When I met Bob, I found that he was keeping his own rogues’ gallery. Bob maintained that one of the hallmarks of really bad writing was the prevalence of “ly” adverbs. So, instead of conveying speed, you would simply say “quickly.” And if you got a lot of these “ly” adverbs going on, you knew you were going to get bad writing. The most egregious example of that that Bob ever came across is one that I will always remember Bob for: “Aaron raised his eyebrows evaluatively.”

And that, to me, sums up Bob’s sense of humour.

His sense of humour and his sense of style. Not that Bob found it easy to write the show. No one does; it can be a terrible grind. The writer’s responsible not only for the bills and tie-off lines, but also for all the other scripts in the show, including the introductions. The individual story producers submit drafts, but they often need a lot of rewriting. Former
As It Happens
producer Neil Morrison remembers what it was like to have Bob Coates as a mentor:

After I’d written an introduction, Bob would clean it up and do a lot of work on it. And in the beginning there was a lot of work to do; Bob always made it a completely different piece of work. And I used to study, study, study how Bob did this. I would look at my version and then look at Bob’s version and be depressed and discouraged by how much better it was. Then at one point—I think I’d been sending in scripts to him for about three months—he came to me and let me know that, for the first time, he didn’t have to change anything in my intro. It was a crowning moment for me. I thought,
Finally I’ve got something that passes the Bob test.

Neil was one of the people who filed his scripts early enough for Bob to polish them. There were others who didn’t quite manage to file sometimes until just minutes before the
intros
were due to be read on air by Barbara. So … it’s ten minutes to showtime, the writer’s scrambling to finish the bills and the tie-off line and to make sure the first scripts, at least, have been delivered to the hosts—and maybe the topics aren’t so inspiring that night.

“I need your
intro,
Laurie. Now!”

“You try writing a fresh lead to your 32nd story on mad cow!” Laurie wails.

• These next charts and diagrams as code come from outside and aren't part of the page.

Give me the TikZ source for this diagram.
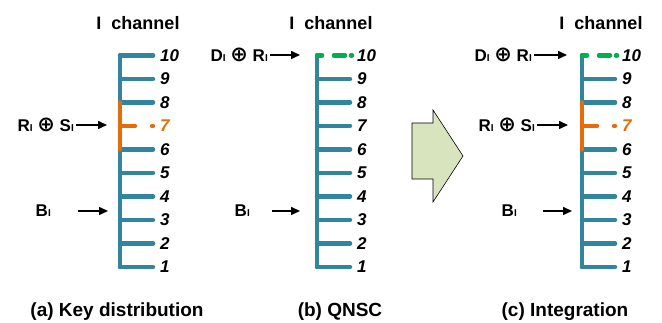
\documentclass[tikz,border=0pt]{standalone}
\usepackage{fontspec}
\setmainfont{Liberation Sans}
\newfontfamily\symfont{DejaVu Sans}
\usetikzlibrary{arrows.meta,calc,positioning}

\definecolor{railblue}{RGB}{49,133,156}
\definecolor{keyorange}{RGB}{228,108,10}
\definecolor{qgreen}{RGB}{0,176,80}
\definecolor{shiftfill}{RGB}{215,228,189}
\newcommand{\lowI}{{\fontsize{10}{10}\selectfont I}}
\newcommand{\xorsym}{{\symfont\fontsize{21}{21}\selectfont ⊕}}

\begin{document}
\begin{tikzpicture}[x=1pt, y=1pt,
    rail/.style={draw=railblue, line width=4.5pt, line cap=round},
    num/.style={font=\fontsize{17}{17}\selectfont\bfseries\itshape, inner sep=0pt},
    title/.style={font=\fontsize{18}{18}\selectfont\bfseries, inner sep=0pt, anchor=base},
    caption/.style={font=\fontsize{19}{19}\selectfont\bfseries, inner sep=0pt, anchor=base},
    tag/.style={font=\fontsize{17}{17}\selectfont\bfseries, inner sep=2pt},
    line/.style={draw, line width=1.5pt, -{Triangle[length=9pt, width=8pt]}}
]

\useasboundingbox (0,0) rectangle (662,323);

% Rails
\foreach \p/\x in {a/120, b/317, c/582} {
    \foreach \k in {1,...,10}
        \coordinate (\p\k) at (\x, 32.5+23.5*\k);
    \draw[rail] (\p1) -- (\p10);
}

% Rungs
\foreach \k in {1,2,3,4,5,6,8,9,10} \draw[rail] (a\k) -- ++(33,0);
\foreach \k in {1,...,9} \draw[rail] (b\k) -- ++(33,0);
\foreach \k in {1,2,3,4,5,6,8,9} \draw[rail] (c\k) -- ++(33,0);
\draw[rail, draw=keyorange] (a8) -- (a6);
\draw[rail, draw=keyorange, dash pattern=on 15pt off 17pt on 1pt] (a7) -- ++(33,0);
\draw[rail, draw=keyorange] (c8) -- (c6);
\draw[rail, draw=keyorange, dash pattern=on 15pt off 17pt on 1pt] (c7) -- ++(33,0);
\draw[rail, draw=qgreen, dash pattern=on 5pt off 12pt on 11pt off 6pt] (b10) -- ++(35,0);
\draw[rail, draw=qgreen, dash pattern=on 5pt off 12pt on 11pt off 6pt] (c10) -- ++(35,0);

% Numbers
\foreach \p in {a,b,c}
    \foreach \k in {1,2,3,4,5,6,8,9,10}
        \node[num, right=40pt of \p\k] (\p n\k) {\k};
\node[num, text=keyorange, right=40pt of a7] (an7) {7};
\node[num, right=40pt of b7] (bn7) {7};
\node[num, text=keyorange, right=40pt of c7] (cn7) {7};

% Arrow ends
\coordinate (a-rs-in) at (107,198);
\coordinate (a-b-in) at (108,112);
\coordinate (b-dr-in) at (300,268);
\coordinate (b-b-in) at (300,112);
\coordinate (c-dr-in) at (567,268);
\coordinate (c-rs-in) at (568,198);
\coordinate (c-b-in) at (572,112);

% Tags
\node[tag, left=31pt of a-rs-in] (a-rs) {R\lowI\ \xorsym\ S\lowI};
\node[tag, left=55pt of a-b-in] (a-b) {B\lowI};
\node[tag, left=30pt of b-dr-in] (b-dr) {D\lowI\ \xorsym\ R\lowI};
\node[tag, left=48pt of b-b-in] (b-b) {B\lowI};
\node[tag, left=33pt of c-dr-in] (c-dr) {D\lowI\ \xorsym\ R\lowI};
\node[tag, left=31pt of c-rs-in] (c-rs) {R\lowI\ \xorsym\ S\lowI};
\node[tag, left=53pt of c-b-in] (c-b) {B\lowI};

% Lines
\draw[line] (a-rs) -- (a-rs-in);
\draw[line, shorten <=25pt] (a-b) -- (a-b-in);
\draw[line] (b-dr) -- (b-dr-in);
\draw[line, shorten <=20pt] (b-b) -- (b-b-in);
\draw[line] (c-dr) -- (c-dr-in);
\draw[line] (c-rs) -- (c-rs-in);
\draw[line, shorten <=24pt] (c-b) -- (c-b-in);

% Shift arrow
\draw[fill=shiftfill, line width=0.6pt] (412,144) -- (412,200) -- (433,200) -- (433,213)
    -- (463,167) -- (433,121) -- (433,144) -- cycle;

% Titles
\node[title] (ttl-a) at (138,293) {I\ \ channel};
\node[title] (ttl-b) at (331,293) {I\ \ channel};
\node[title] (ttl-c) at (601,293) {I\ \ channel};

% Captions
\node[caption] (cap-a) at (117,6) {(a) Key distribution};
\node[caption] (cap-b) at (340,6) {(b) QNSC};
\node[caption] (cap-c) at (565,6) {(c) Integration};

\end{tikzpicture}
\end{document}
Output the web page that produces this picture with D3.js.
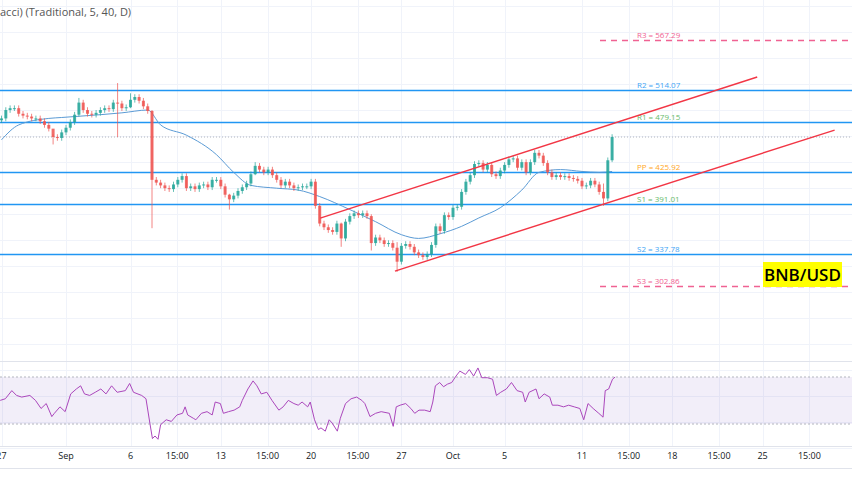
<!DOCTYPE html>
<html>
<head>
<meta charset="utf-8">
<script src="https://cdn.jsdelivr.net/npm/d3@7"></script>
<style>
  body { margin: 0; background: #fff; }
  svg { display: block; font-family: "Open Sans", "DejaVu Sans", sans-serif; }
</style>
</head>
<body>
<div id="chart"></div>
<script>
// global constants
const WIDTH = 852;
const HEIGHT = 485;
const UP = "#26a69a";
const DOWN = "#ef5350";
const START = Date.UTC(2021, 7, 26, 16); // first 8h candle
const STEP = 8 * 3600 * 1000;

// 8h closes, BNB/USD
const closes = [
  481, 483, 492, 494, 494, 488, 486, 485, 483, 483, 480, 476, 472, 463, 462, 468, 473, 479, 487, 500,
  492, 488, 487, 489, 492, 494, 493, 500, 499, 494, 495, 503, 506, 502, 496, 491, 417, 414, 411, 408,
  407, 412, 417, 421, 408, 410, 407, 411, 412, 409, 417, 417, 410, 401, 396, 400, 405, 409, 413, 423,
  432, 428, 425, 428, 422, 417, 411, 415, 411, 408, 409, 410, 410, 415, 389, 370, 366, 363, 361, 370,
  354, 372, 378, 381, 379, 381, 378, 349, 355, 352, 348, 349, 344, 329, 346, 348, 345, 339, 336, 334,
  337, 347, 367, 362, 379, 377, 387, 388, 404, 415, 422, 434, 435, 428, 433, 423, 421, 427, 433, 439,
  440, 430, 436, 425, 436, 446, 443, 435, 425, 420, 422, 420, 421, 419, 418, 416, 410, 411, 416, 412,
  404, 397, 438, 463
];
const firstOpen = 478;
const WICK = 3;
// candle index -> [high, low] where the wick is long
const wickOverrides = {
  13: [466, 455], 19: [505, 485], 28: [521, 463], 31: [510, 494], 36: [492, 365],
  54: [402, 385], 60: [436, 422], 80: [371, 345], 87: [380, 341], 93: [350, 318],
  141: [413, 389], 143: [466, 436]
};

// moving average (candle index, value)
const maIdx = [1, 5, 12, 15, 24, 29, 35, 38, 44, 51, 55, 59, 65, 70, 75, 82, 88, 94, 98, 103, 108, 112, 117, 122, 126, 131, 136, 140, 143];
const maVals = [460, 476, 483, 484, 487, 489, 492, 476, 465, 444, 425, 411, 408, 406, 399, 385, 372, 358, 354, 359, 367, 376, 387, 406, 425, 428, 426, 425, 426];

// RSI (candle index, value)
const rsiIdx = [0.7, 1.9, 3.4, 4.5, 5.7, 7.6, 8.9, 10.2, 11.4, 12.7, 13.3, 14.6, 15.8, 17.1, 18.4, 19.4, 20.3, 21.5, 22.8, 24.1,
  25.3, 26.6, 27.9, 29.8, 30.8, 31.7, 33.6, 34.6, 35.5, 36.1, 36.7, 37.4, 38.0, 39.3, 40.5, 41.8, 43.1, 43.7, 44.3, 45.6,
  46.2, 47.5, 48.8, 50.0, 50.7, 51.9, 52.6, 53.8, 55.1, 56.4, 57.0, 58.3, 59.5, 60.4, 61.4, 62.7, 63.9, 65.5, 66.5, 67.7,
  69.0, 70.0, 70.9, 72.2, 72.8, 73.8, 74.7, 75.3, 76.3, 77.2, 77.9, 79.1, 79.8, 81.0, 82.3, 83.6, 84.8, 85.5, 86.7, 88.0,
  89.3, 91.2, 92.1, 92.8, 93.7, 95.0, 96.2, 97.1, 98.1, 99.4, 100.7, 101.3, 101.9, 102.9, 103.8, 104.7, 105.7, 106.7, 107.6, 108.9,
  109.8, 110.8, 111.8, 112.7, 114.0, 115.2, 116.1, 117.1, 118.4, 119.6, 120.9, 122.2, 122.8, 123.7, 125.3, 126.0, 127.2, 128.5, 129.1, 130.4,
  131.7, 132.9, 134.2, 135.5, 136.4, 137.4, 138.6, 139.9, 140.9, 141.4, 142.2, 143.1, 143.7];
const rsiVals = [50.1, 51.5, 58.4, 54.3, 52.9, 54.3, 50.1, 43.2, 47.4, 36.3, 39.1, 44.6, 40.5, 55.6, 59.8, 62.5, 55.6, 54.3, 57.0, 59.8,
  55.6, 62.5, 57.0, 58.4, 64.5, 57.0, 54.3, 51.5, 30.8, 17.6, 19.8, 17.0, 29.4, 33.6, 32.2, 37.7, 39.1, 44.6, 37.7, 34.9,
  33.6, 39.1, 40.5, 37.7, 48.7, 47.4, 39.1, 40.5, 41.8, 44.6, 50.1, 59.8, 66.7, 62.5, 55.6, 57.0, 50.1, 41.8, 44.6, 50.1,
  47.4, 46.0, 48.7, 44.6, 48.7, 33.6, 25.3, 26.7, 23.9, 33.6, 30.8, 23.9, 34.9, 47.4, 51.5, 52.9, 50.1, 47.4, 36.3, 39.1,
  40.5, 39.1, 28.0, 44.6, 46.0, 47.4, 43.2, 39.1, 41.8, 41.8, 40.5, 48.7, 62.5, 65.3, 61.7, 63.9, 65.3, 70.8, 75.0, 72.2,
  76.3, 70.8, 77.7, 69.4, 69.4, 68.1, 54.3, 57.0, 59.8, 65.3, 58.4, 57.0, 48.7, 57.0, 59.8, 51.5, 55.6, 52.9, 46.0, 46.0,
  44.6, 46.0, 44.6, 43.2, 33.6, 47.4, 43.2, 39.1, 35.8, 58.4, 59.8, 68.1, 70.0];

// pivot levels
const pivotNames = ["R3", "R2", "R1", "PP", "S1", "S2", "S3"];
const pivotVals = [567.29, 514.07, 479.15, 425.92, 391.01, 337.78, 302.86];
const pivotColors = ["#f06292", "#42a5f5", "#66bb6a", "#ffa726", "#66bb6a", "#42a5f5", "#f06292"];

// channel lines: [date, price] endpoints
const channelUpper = [["2021-09-20T17:00Z", 375.9], ["2021-10-24T14:00Z", 527.5]];
const channelLower = [["2021-09-26T12:00Z", 318.9], ["2021-10-30T14:00Z", 470.5]];

// x-axis ticks
const tickDates = ["2021-08-27T00:00Z", "2021-09-01T00:00Z", "2021-09-06T00:00Z", "2021-09-09T15:00Z", "2021-09-13T00:00Z",
  "2021-09-16T15:00Z", "2021-09-20T00:00Z", "2021-09-23T15:00Z", "2021-09-27T00:00Z", "2021-10-01T00:00Z", "2021-10-05T00:00Z",
  "2021-10-11T00:00Z", "2021-10-14T15:00Z", "2021-10-18T00:00Z", "2021-10-21T15:00Z", "2021-10-25T00:00Z", "2021-10-28T15:00Z"];
const tickLabels = ["27", "Sep", "6", "15:00", "13", "15:00", "20", "15:00", "27", "Oct", "5", "11", "15:00", "18", "15:00", "25", "15:00"];

const lastPrice = 463;

// scales
const x = d3.scaleUtc()
  .domain([new Date(Date.UTC(2021, 7, 27)), new Date(Date.UTC(2021, 10, 1))])
  .range([1.5, 852.9]);
const y = d3.scaleLinear().domain([302.86, 567.29]).range([286, 40]);
const yRsi = d3.scaleLinear().domain([30, 70]).range([424, 377]);
const xi = (i) => x(new Date(START + i * STEP));

const svg = d3.select("#chart").append("svg")
  .attr("width", WIDTH).attr("height", HEIGHT);

// grid
const grid = svg.append("g").attr("stroke", "#f0f3fa").attr("stroke-width", 1);
tickDates.forEach((d) => {
  const gx = Math.round(x(new Date(d))) + 0.5;
  grid.append("line").attr("x1", gx).attr("x2", gx).attr("y1", 0).attr("y2", 446);
});
d3.range(0, 446, 26).forEach((gy) => {
  grid.append("line").attr("x1", 0).attr("x2", WIDTH).attr("y1", gy + 6.5).attr("y2", gy + 6.5);
});

// separators
svg.append("line").attr("x1", 0).attr("x2", WIDTH).attr("y1", 361.5).attr("y2", 361.5).attr("stroke", "#e0e3eb");
svg.append("line").attr("x1", 0).attr("x2", WIDTH).attr("y1", 446.5).attr("y2", 446.5).attr("stroke", "#e0e3eb");
svg.append("line").attr("x1", 0).attr("x2", WIDTH).attr("y1", 468.5).attr("y2", 468.5).attr("stroke", "#e0e3eb");

// title
svg.append("text").attr("x", 0).attr("y", 16).attr("font-size", 11).attr("fill", "#555")
  .text("acci) (Traditional, 5, 40, D)");

// current price dotted line
svg.append("line").attr("x1", 0).attr("x2", WIDTH)
  .attr("y1", y(lastPrice)).attr("y2", y(lastPrice))
  .attr("stroke", "#b2b5be").attr("stroke-dasharray", "1,2");

// pivot lines
pivotNames.forEach((name, i) => {
  const py = Math.round(y(pivotVals[i])) + 0.5;
  if (name === "R3" || name === "S3") {
    svg.append("line").attr("x1", 600).attr("x2", WIDTH).attr("y1", py).attr("y2", py)
      .attr("stroke", pivotColors[i]).attr("stroke-width", 1.5).attr("stroke-dasharray", "6,5");
  } else {
    svg.append("line").attr("x1", 0).attr("x2", WIDTH).attr("y1", py).attr("y2", py)
      .attr("stroke", "#2196f3").attr("stroke-width", 1.6);
  }
  svg.append("text").attr("x", 637).attr("y", py - 3).attr("font-size", 8)
    .attr("fill", pivotColors[i]).text(`${name} = ${pivotVals[i].toFixed(2)}`);
});

// moving average
svg.append("path")
  .datum(maIdx.map((k, i) => [xi(k), y(maVals[i])]))
  .attr("fill", "none").attr("stroke", "#5b9bd5").attr("stroke-width", 1)
  .attr("d", d3.line().curve(d3.curveMonotoneX));

// candles
const candles = closes.map((c, i) => {
  const o = i === 0 ? firstOpen : closes[i - 1];
  const ov = wickOverrides[i];
  return {
    i, o, c,
    h: ov ? ov[0] : Math.max(o, c) + WICK,
    l: ov ? ov[1] : Math.min(o, c) - WICK,
  };
});
const cg = svg.append("g");
cg.selectAll("line").data(candles).join("line")
  .attr("x1", (d) => xi(d.i)).attr("x2", (d) => xi(d.i))
  .attr("y1", (d) => y(d.h)).attr("y2", (d) => y(d.l))
  .attr("stroke", (d) => (d.c >= d.o ? UP : DOWN)).attr("stroke-width", 1).attr("opacity", 0.7);
cg.selectAll("rect").data(candles).join("rect")
  .attr("x", (d) => xi(d.i) - 1.5).attr("width", 3)
  .attr("y", (d) => y(Math.max(d.o, d.c)))
  .attr("height", (d) => Math.max(1, Math.abs(y(d.o) - y(d.c))))
  .attr("fill", (d) => (d.c >= d.o ? UP : DOWN)).attr("opacity", 0.85);

// channel
[channelUpper, channelLower].forEach((seg) => {
  svg.append("line")
    .attr("x1", x(new Date(seg[0][0]))).attr("y1", y(seg[0][1]))
    .attr("x2", x(new Date(seg[1][0]))).attr("y2", y(seg[1][1]))
    .attr("stroke", "#f23645").attr("stroke-width", 1.4);
});

// BNB/USD label
svg.append("rect").attr("x", 763).attr("y", 262).attr("width", 79).attr("height", 25).attr("fill", "#ffff00");
svg.append("text").attr("x", 802.5).attr("y", 281).attr("text-anchor", "middle")
  .attr("font-size", 17).attr("font-weight", 600).attr("fill", "#000").text("BNB/USD");

// RSI panel
svg.append("rect").attr("x", 0).attr("y", yRsi(70)).attr("width", WIDTH)
  .attr("height", yRsi(30) - yRsi(70)).attr("fill", "#7e57c2").attr("opacity", 0.1);
[70, 30].forEach((v) => {
  svg.append("line").attr("x1", 0).attr("x2", WIDTH).attr("y1", yRsi(v)).attr("y2", yRsi(v))
    .attr("stroke", "#b2b5be").attr("stroke-dasharray", "2,2");
});
svg.append("path")
  .datum(rsiIdx.map((k, i) => [xi(k), yRsi(rsiVals[i])]))
  .attr("fill", "none").attr("stroke", "#ab47bc").attr("stroke-width", 1)
  .attr("d", d3.line());

// x-axis labels
svg.append("g").selectAll("text").data(tickDates).join("text")
  .attr("x", (d) => x(new Date(d))).attr("y", 459)
  .attr("text-anchor", "middle").attr("font-size", 9).attr("fill", "#131722")
  .text((d, i) => tickLabels[i]);
</script>
</body>
</html>
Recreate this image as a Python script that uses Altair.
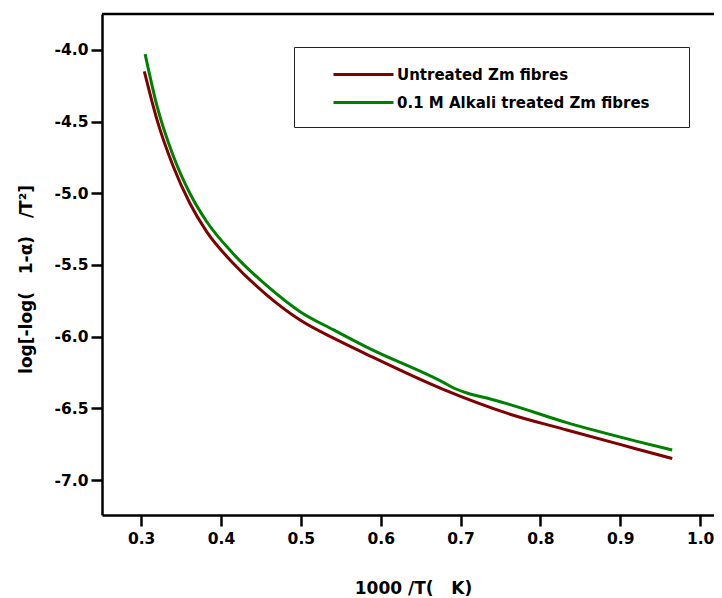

“DOES ANYONE HAVE A TIE-OFF LINE FOR THE GUY WHO DID THE NOSE JOB ON THE DUCK?”

“Who burnt the popcorn?”

“Has anyone seen Barbara and Mary Lou?”

“Have you checked the smoking room?”

There is no longer a smoking room at the CBC, of course, and Barbara and I have both quit, in spite of our convictions that inspiration—to paraphrase American writer Fran Lebowitz—is coded into the inside of the cigarette paper. Bob found his elsewhere—from staring at a blank computer screen. When he started chuckling quietly to himself, you knew he’d nailed it.

When he wasn’t wrestling with scripts, Bob was still chasing the stories he loved: feature interviews with the glass artist Dale Chihuly when he came to town to open a new exhibit, or with architect Frank Gehry when he agreed to design a winery in the Niagara region. For some reason, these interviews always seemed to be scheduled for a day off, but it was never an issue with me. Bob’s enthusiasm was too persuasive.